While alcohol is a controversial topic for many in Provo, Peterson said, the proposal "isn’t that big of a deal. It doesn’t allow a tavern or a massive wholesale brewery,” he said. "It will just allow a restaurant that makes its own beer on-site.”
Passage could go a long way toward changing the small-town “misperceptions” that Provo, a city of more than 117,000 people, still seems to encounter.
“We’ve been recognized nationally for our tech community, our music and our arts,” Peterson said, "But we get ignored because people think we don’t have alcohol. That illusion is false.”
Indeed, the city, home to Brigham Young University, has several bars and taverns as well as numerous restaurants with state licenses to serve liquor with food.
Before the vote, the council asked the community to weigh in on the issue. More than 1,300 people answered a survey on Provo’s Open City Hall website, said Karen Tapahe, the city’s community relations coordinator. “It’s the most we have had, by far, on any topic.”
While comments were not necessary to participate in the survey, Tapahe said, nearly half of those who answered the questions left personal opinions — and nearly 90% of those were in favor of the brewpub allowance.
“Thank you for considering compromises," wrote one resident, “that will make more people from all walks of life feel more comfortable and welcome in our city."
Added another: “Breweries are generally locally owned businesses investing in the community. Also, for those who do drink, it is nice to go somewhere and feel normal.”
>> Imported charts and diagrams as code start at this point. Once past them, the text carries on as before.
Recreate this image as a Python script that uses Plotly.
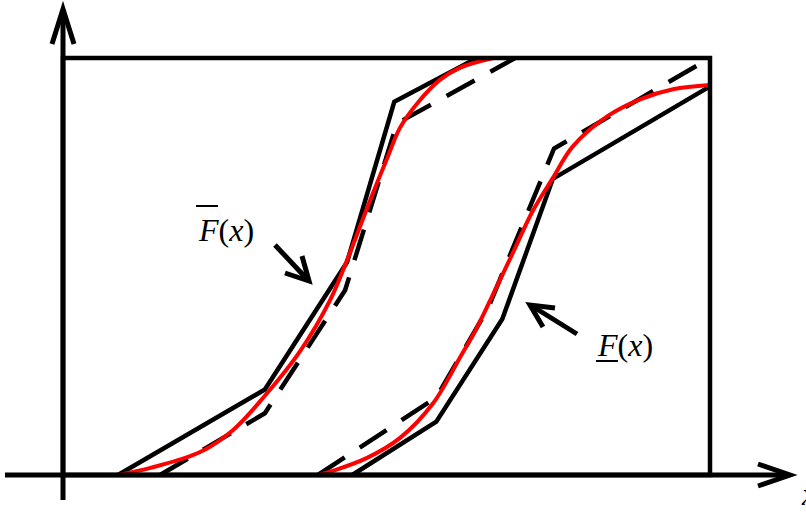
import plotly.graph_objects as go

W, H = 806, 518

# ---- data (x: 0..10 across the frame, y: 0..1 frame height) ----
upper_solid_x = [0.85, 3.12, 4.39, 5.12, 6.40]
upper_solid_y = [0.0, 0.205, 0.510, 0.895, 1.0]

upper_dash_x = [1.50, 3.12, 4.36, 5.16, 6.99]
upper_dash_y = [0.0, 0.148, 0.443, 0.843, 1.0]

upper_red_x = [0.85, 1.35, 2.12, 2.63, 3.12, 3.66, 4.13, 4.44, 4.75, 5.02, 5.21, 5.49, 5.83, 6.14, 6.65]
upper_red_y = [0.0, 0.017, 0.055, 0.108, 0.190, 0.296, 0.420, 0.535, 0.660, 0.763, 0.833, 0.894, 0.948, 0.977, 1.0]

lower_solid_x = [4.47, 5.77, 6.79, 7.57, 10.0]
lower_solid_y = [0.0, 0.128, 0.374, 0.710, 0.932]

lower_dash_x = [3.94, 5.77, 6.57, 7.59, 10.0]
lower_dash_y = [0.0, 0.186, 0.400, 0.783, 1.0]

lower_red_x = [3.94, 4.17, 4.70, 5.21, 5.72, 6.14, 6.38, 6.68, 6.96, 7.26, 7.57, 7.88, 8.41, 8.92, 9.43, 10.0]
lower_red_y = [0.0, 0.010, 0.041, 0.089, 0.172, 0.283, 0.348, 0.444, 0.535, 0.633, 0.712, 0.788, 0.860, 0.901, 0.925, 0.935]

label_upper = "<i>F</i>(<i>x</i>)"
label_lower = "<i>F</i>(<i>x</i>)"
axis_label = "<i>x</i>"

# ---- axis mapping: frame origin at pixel (63, 475), 64.7 px per x unit, 417 px per y unit ----
X0, Y0, SX, SY = 63.0, 475.0, 64.7, 417.0
x_range = [-X0 / SX, (W - X0) / SX]
y_range = [-(H - Y0) / SY, Y0 / SY]


def P(px, py):
    return f"{px / W:.5f},{1 - py / H:.5f}"


fig = go.Figure()

BLACK = "black"
RED = "#ff0000"

fig.add_trace(go.Scatter(x=upper_solid_x, y=upper_solid_y, mode="lines",
                         line=dict(color=BLACK, width=4.5), hoverinfo="skip"))
fig.add_trace(go.Scatter(x=upper_dash_x, y=upper_dash_y, mode="lines",
                         line=dict(color=BLACK, width=4.5, dash="32px,18px"), hoverinfo="skip"))
fig.add_trace(go.Scatter(x=lower_solid_x, y=lower_solid_y, mode="lines",
                         line=dict(color=BLACK, width=4.5), hoverinfo="skip"))
fig.add_trace(go.Scatter(x=lower_dash_x, y=lower_dash_y, mode="lines",
                         line=dict(color=BLACK, width=4.5, dash="32px,18px"), hoverinfo="skip"))
fig.add_trace(go.Scatter(x=upper_red_x, y=upper_red_y, mode="lines",
                         line=dict(color=RED, width=4, shape="spline", smoothing=1.0), hoverinfo="skip"))
fig.add_trace(go.Scatter(x=lower_red_x, y=lower_red_y, mode="lines",
                         line=dict(color=RED, width=4, shape="spline", smoothing=1.0), hoverinfo="skip"))

shapes = []
# frame
shapes.append(dict(type="rect", xref="x", yref="y", x0=0, y0=0, x1=10, y1=1,
                   line=dict(color=BLACK, width=4.5), fillcolor="rgba(0,0,0,0)"))


def path(points, width=4.5):
    d = "M" + " L".join(P(*p) for p in points)
    return dict(type="path", xref="paper", yref="paper", path=d,
                line=dict(color=BLACK, width=width))


# axes with open arrowheads
shapes.append(path([(63, 500), (63, 10)], 5))
shapes.append(path([(52, 44), (63, 9), (74, 44)], 5))
shapes.append(path([(5, 475), (788, 475)], 5))
shapes.append(path([(758, 464), (790, 475), (758, 486)], 5))
# pointer arrows
shapes.append(path([(275, 245), (307, 279)], 5))
shapes.append(path([(285, 273), (309, 281), (302, 256)], 5))
shapes.append(path([(577, 334), (532, 306)], 5))
shapes.append(path([(543, 327), (530, 305), (555, 308)], 5))
# overline / underline on F
shapes.append(path([(196, 206), (218, 206)], 2))
shapes.append(path([(596, 361), (618, 361)], 2))

fig.update_layout(shapes=shapes)

font = dict(family="Liberation Serif, Times New Roman, serif", size=32, color=BLACK)
fig.add_annotation(xref="paper", yref="paper", x=226 / W, y=1 - 230 / H, text=label_upper,
                   showarrow=False, font=font, xanchor="center", yanchor="middle")
fig.add_annotation(xref="paper", yref="paper", x=625 / W, y=1 - 345 / H, text=label_lower,
                   showarrow=False, font=font, xanchor="center", yanchor="middle")
fig.add_annotation(xref="paper", yref="paper", x=799 / W, y=1 - 494 / H, text=axis_label,
                   showarrow=False, font=font, xanchor="left", yanchor="middle")

fig.update_layout(
    width=W, height=H,
    margin=dict(l=0, r=0, t=0, b=0),
    paper_bgcolor="white", plot_bgcolor="white",
    showlegend=False,
    xaxis=dict(range=x_range, visible=False, fixedrange=True),
    yaxis=dict(range=y_range, visible=False, fixedrange=True),
)

fig.write_html("out.html", config={"displayModeBar": False},
               post_script="document.body.style.margin='0';document.body.style.overflow='hidden';")
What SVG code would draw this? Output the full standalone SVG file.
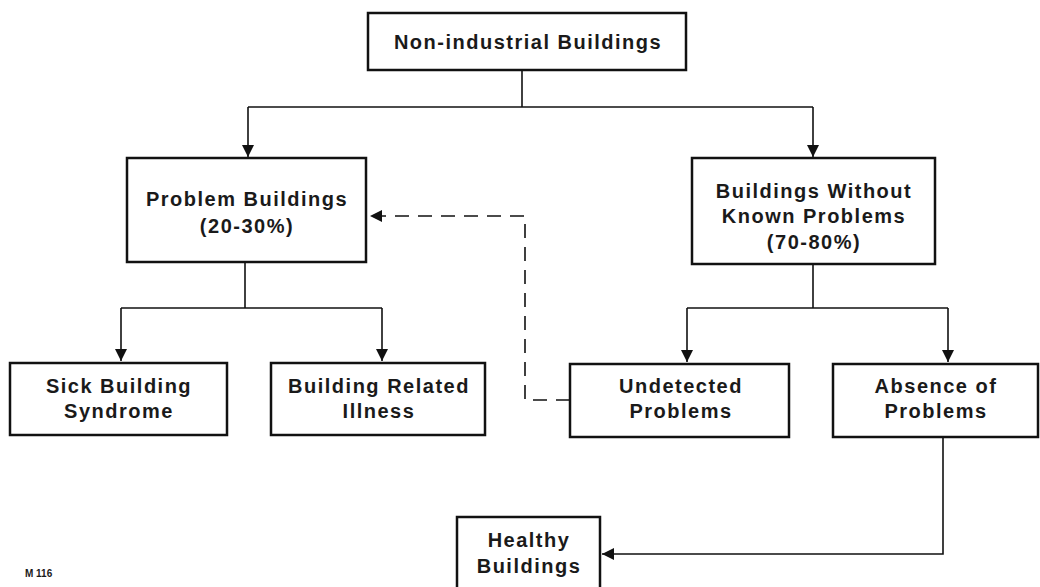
<svg xmlns="http://www.w3.org/2000/svg" width="1040" height="587" viewBox="0 0 1040 587">
<defs>
<style>
.box{fill:#fff;stroke:#111;stroke-width:2.5}
.t{font-family:"Liberation Sans",Arial,sans-serif;font-size:20px;font-weight:bold;fill:#1a1a1a;text-anchor:middle;letter-spacing:1.5px}
.c{fill:none;stroke:#111;stroke-width:1.6}
.d{fill:none;stroke:#111;stroke-width:1.6;stroke-dasharray:14 9}
.m{font-family:"Liberation Sans",Arial,sans-serif;font-size:10px;font-weight:bold;fill:#1a1a1a}
</style>
<marker id="ah" viewBox="0 0 10 10" refX="10" refY="5" markerWidth="12" markerHeight="12" markerUnits="userSpaceOnUse" orient="auto">
<path d="M0,0 L10,5 L0,10 z" fill="#111"/>
</marker>
</defs>
<rect width="1040" height="587" fill="#fff"/>
<g id="connectors">
<path class="c" d="M522,70 V107"/>
<path class="c" d="M248,107 H813"/>
<path class="c" d="M248,107 V157" marker-end="url(#ah)"/>
<path class="c" d="M813,107 V157" marker-end="url(#ah)"/>
<path class="c" d="M245,262 V308"/>
<path class="c" d="M121,308 H382"/>
<path class="c" d="M121,308 V361" marker-end="url(#ah)"/>
<path class="c" d="M382,308 V361" marker-end="url(#ah)"/>
<path class="c" d="M813,264 V308"/>
<path class="c" d="M687,308 H948"/>
<path class="c" d="M687,308 V362" marker-end="url(#ah)"/>
<path class="c" d="M948,308 V362" marker-end="url(#ah)"/>
<path class="c" d="M943,437 V554 H602" marker-end="url(#ah)"/>
<path class="d" d="M570,400 H525 V216 H370" marker-end="url(#ah)"/>
</g>
<g id="n-nonindustrial">
<rect class="box" x="368" y="13" width="318" height="57"/>
<text class="t" x="528" y="49">Non-industrial Buildings</text>
</g>
<g id="n-problem">
<rect class="box" x="127" y="158" width="239" height="104"/>
<text class="t" x="247" y="206">Problem Buildings</text>
<text class="t" x="247" y="233">(20-30%)</text>
</g>
<g id="n-without">
<rect class="box" x="692" y="158" width="243" height="106"/>
<text class="t" x="814" y="198">Buildings Without</text>
<text class="t" x="814" y="223">Known Problems</text>
<text class="t" x="814" y="249">(70-80%)</text>
</g>
<g id="n-sbs">
<rect class="box" x="10" y="363" width="217" height="72"/>
<text class="t" x="119" y="393">Sick Building</text>
<text class="t" x="119" y="418">Syndrome</text>
</g>
<g id="n-bri">
<rect class="box" x="271" y="363" width="214" height="72"/>
<text class="t" x="379" y="393">Building Related</text>
<text class="t" x="379" y="418">Illness</text>
</g>
<g id="n-undetected">
<rect class="box" x="570" y="364" width="219" height="73"/>
<text class="t" x="681" y="393">Undetected</text>
<text class="t" x="681" y="418">Problems</text>
</g>
<g id="n-absence">
<rect class="box" x="833" y="364" width="205" height="73"/>
<text class="t" x="936" y="393">Absence of</text>
<text class="t" x="936" y="418">Problems</text>
</g>
<g id="n-healthy">
<rect class="box" x="457" y="517" width="143" height="72"/>
<text class="t" x="529" y="547">Healthy</text>
<text class="t" x="529" y="573">Buildings</text>
</g>
<text class="m" x="25" y="577">M 116</text>
</svg>
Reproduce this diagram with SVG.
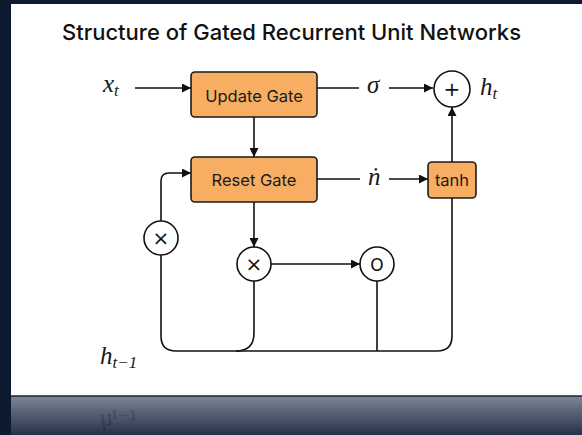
<svg xmlns="http://www.w3.org/2000/svg" width="582" height="435" viewBox="0 0 582 435">
  <defs>
    <marker id="arrow" viewBox="0 0 10 10" refX="10" refY="5" markerWidth="9" markerHeight="9" markerUnits="userSpaceOnUse" orient="auto">
      <path d="M0,0 L10,5 L0,10 z" fill="#111"/>
    </marker>
    <linearGradient id="band" x1="0" y1="0" x2="0" y2="1">
      <stop offset="0" stop-color="#7d8696"/>
      <stop offset="1" stop-color="#26314a"/>
    </linearGradient>
  </defs>
  <style>
    .gate { fill: #f7ae63; stroke: #1a1a1a; stroke-width: 1.6; }
    .op { fill: #fff; stroke: #111; stroke-width: 1.6; }
    .wire { fill: none; stroke: #111; stroke-width: 1.6; }
    .lbl { font-family: Inter, "Liberation Sans", sans-serif; font-size: 16.5px; fill: #1a1a1a; text-anchor: middle; }
    .math { font-family: "Liberation Serif", "DejaVu Serif", serif; font-style: italic; fill: #1a1a1a; font-size: 25px; }
    .sub { font-size: 17px; }
    .sym { font-family: "DejaVu Sans", "Liberation Sans", sans-serif; fill: #111; text-anchor: middle; }
  </style>

  <!-- frame -->
  <rect x="0" y="0" width="582" height="435" fill="#0e1a30"/>
  <rect x="11" y="4" width="571" height="393" fill="#fff"/>
  <rect x="11" y="396" width="571" height="39" fill="url(#band)"/>
  <line x1="11" y1="396" x2="582" y2="396" stroke="#1a2236" stroke-width="1.5"/>

  <!-- title -->
  <text x="291.5" y="40" font-family="Inter, 'Liberation Sans', sans-serif" font-weight="500" font-size="22" fill="#111" text-anchor="middle">Structure of Gated Recurrent Unit Networks</text>

  <!-- connectors -->
  <g id="connectors">
    <line class="wire" x1="135" y1="88" x2="191" y2="88" marker-end="url(#arrow)"/>
    <line class="wire" x1="317" y1="88" x2="359" y2="88"/>
    <line class="wire" x1="389" y1="88" x2="433" y2="88" marker-end="url(#arrow)"/>
    <line class="wire" x1="254" y1="117" x2="254" y2="157" marker-end="url(#arrow)"/>
    <line class="wire" x1="317" y1="179" x2="360" y2="179"/>
    <line class="wire" x1="389" y1="179" x2="428" y2="179" marker-end="url(#arrow)"/>
    <line class="wire" x1="452" y1="162" x2="452" y2="107" marker-end="url(#arrow)"/>
    <line class="wire" x1="254" y1="202" x2="254" y2="247" marker-end="url(#arrow)"/>
    <line class="wire" x1="271" y1="264" x2="360" y2="264" marker-end="url(#arrow)"/>
    <!-- recurrent path: bottom rail up through the left gate into the reset gate -->
    <path class="wire" d="M161,255 V336 Q161,351 176,351 H437 Q452,351 452,336 V198"/>
    <path class="wire" d="M161,221 V181 Q161,173 169,173 H191" marker-end="url(#arrow)"/>
    <path class="wire" d="M254,281 V333 Q254,351 236,351"/>
    <line class="wire" x1="377" y1="281" x2="377" y2="351"/>
  </g>

  <!-- nodes -->
  <g id="update-gate">
    <rect class="gate" x="191" y="72" width="126" height="45" rx="4"/>
    <text class="lbl" x="254" y="101.5">Update Gate</text>
  </g>
  <g id="reset-gate">
    <rect class="gate" x="191" y="157" width="126" height="45" rx="4"/>
    <text class="lbl" x="254" y="186">Reset Gate</text>
  </g>
  <g id="tanh">
    <rect class="gate" x="428" y="162" width="48" height="36" rx="4"/>
    <text class="lbl" x="452" y="186">tanh</text>
  </g>
  <g id="sum">
    <circle class="op" cx="452" cy="89" r="18"/>
    <text class="sym" x="452" y="96" font-size="20">+</text>
  </g>
  <g id="mult-left">
    <circle class="op" cx="161" cy="238" r="17"/>
    <text class="sym" x="161" y="245" font-size="20">×</text>
  </g>
  <g id="mult-mid">
    <circle class="op" cx="254" cy="264" r="17"/>
    <text class="sym" x="254" y="271" font-size="20">×</text>
  </g>
  <g id="circ">
    <circle class="op" cx="377" cy="264" r="17"/>
    <text class="sym" x="377" y="270.5" font-size="17">O</text>
  </g>

  <!-- labels -->
  <g id="labels">
    <text class="math" x="103" y="92">x<tspan class="sub" dy="4">t</tspan></text>
    <text class="math" x="367" y="93">σ</text>
    <text class="math" x="368" y="185">ṅ</text>
    <text class="math" x="480" y="95">h<tspan class="sub" dy="4">t</tspan></text>
    <text class="math" x="100" y="364">h<tspan class="sub" dy="4">t−1</tspan></text>
  </g>

  <!-- mirrored label on the bottom band -->
  <g opacity="0.3">
    <text class="math" transform="translate(0,778) scale(1,-1)" x="100" y="364" fill="#0e1a30">h<tspan class="sub" dy="4">t−1</tspan></text>
  </g>
</svg>
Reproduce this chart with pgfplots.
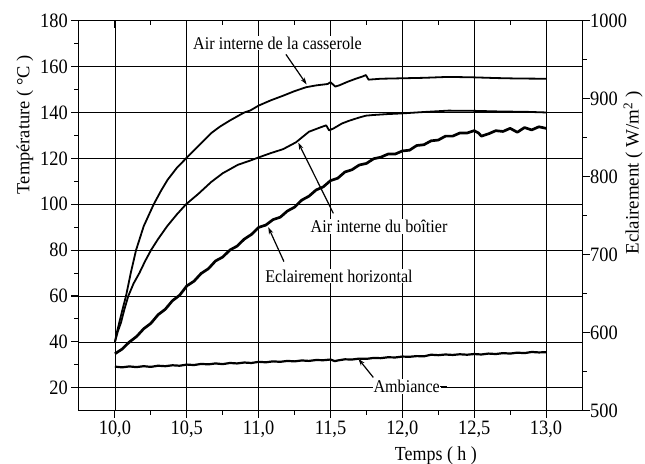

In Provo — where some 80% of residents belong to The Church of Jesus Christ of Latter-day Saints, which teaches its members to abstain from alcohol — there are some people who don’t see a need to change.
“Provo is doing a great job,” explained one resident. “We don’t need to compete in every way. It is OK to be different.”
“If there are already many restaurants in the downtown area that serve alcohol, why do we need another one to attract business/tourists?" asked another commenter. "I understand why some people would like to eat in a place that brews its own alcohol and that we are losing tax dollars by them going to other places. However, these are tax dollars I’m happy to lose. I am not supportive of alcohol being served anywhere in my state, but especially not in my city, and especially not in a restaurant that caters to families.”
Safety is a major concern for many critics.
According to a staff report, Provo officials contacted the neighboring community of Springville, where Strap Tank Pub and Brewery opened in 2016. It was Utah’s County’s first beer-production facility in nearly a century
Public safety officials in Springville and Lehi — where Strap Tank opened a second brewpub — have not seen an increase in drunken driving or disorderly conduct, the report states.
In fact, Springville Police Chief Craig Martinez said that Strap Tank has been “a responsible community partner.”
Martinez said the department has worked with brewpub owners, educating them on what the community expects and how to promote safe, responsible drinking.
“It’s like a mullet," he said, referring to the haircut that is short in front and long in back. “It shows that we know how to party, but we also know how to do business.”
Residents will soon learn if Provo can do the same.